Special educational needs: MPs shocked by teens' plight
MPs have expressed shock that almost a third of 18-year-olds with special educational needs are not in any form of education, employment or training.
Too many young people are falling through the gaps once they leave school, the Commons Public Accounts Committee says.
Its report finds the system is so complex that some families lose hope.
The government said it was determined to make the system fairer and more transparent.
The report into special education for young people aged 16 to 25 says that although the government provides the funding centrally, it is left to local authorities to decide how it is spent.
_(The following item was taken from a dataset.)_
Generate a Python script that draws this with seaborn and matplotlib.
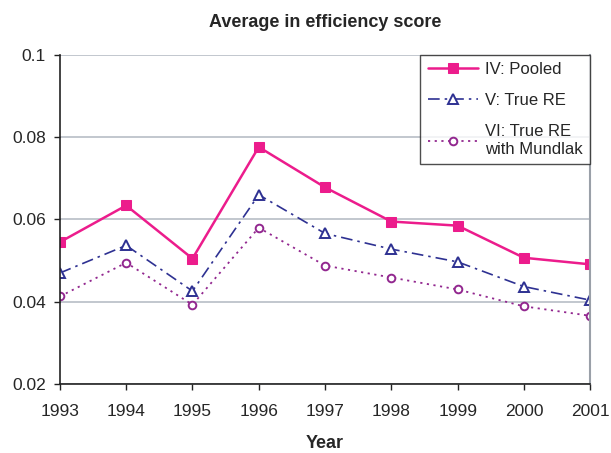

In 2009-10 the government spent £640m on special education for this age group, but the report says there is a huge variation between local authorities in funding per student.
This, say the MPs, suggests a postcode lottery is at work.
The MPs also say that three-quarters of local authorities fail to give parents any information about the respective performance of the schools and colleges on offer.
Committee chairwoman Margaret Hodge said: "Parents need to know what support their child is entitled to, how it can be accessed and how well different options would meet their child's needs."
The result is that some parents and young people find the system so hard to navigate that they despair of getting the help they need, say the MPs.
The government is planning to reform the way special needs education is funded.
The report says the government should commit to publishing "robust data" on special education funding and expenditure at local and national level.
It says the Department for Education should identify local authorities with particularly high numbers of young people not in education, work or training.
The system should be made simpler and more accountable, with more information available both to parents and to taxpayers, say the MPs.
The statementing process, in which the requirements of special needs pupils are identified, should be overhauled to become clearer, quicker and more consistent, says the report.
Organisations which lobby for better special needs education welcomed the report.
Children's Minister Sarah Teather said: "All too often disabled young people or those with special educational needs fall through the gaps in services when they reach 16.
"That's why we have proposed the biggest programme of reform in 30 years. This includes a new single education, health and care plan from birth to 25 focused on improving the outcomes for those with the most severe needs.
"This will mean local services all working together to provide targeted support, with young people and their families getting much more information and advice on preparing for further education and work."
Lorraine Peterson, chief executive of special needs information body Nasen, said provision of special needs to this age group needed urgent action.
She said: "We need a strong commitment from government to develop clear pathways for our young adults with special needs to gain the skills to help them make the career choices that others take for granted."
Jane McConnell, chief executive of Ipsea, said families were traumatised by the failings of the current system.
"The current post-16 system is overwhelmingly fragmented.
"Parents and young people are pushed from service to service with no-one taking responsibility for supporting them," said Ms McConnell.
Mark Lever, chief executive of the National Autistic Society, said the figures came as no surprise.
"Young people with autism and other special needs have been failed for far too long. If given the right help and assistance there is no reason why many cannot go on to full-time employment," said Mr Lever.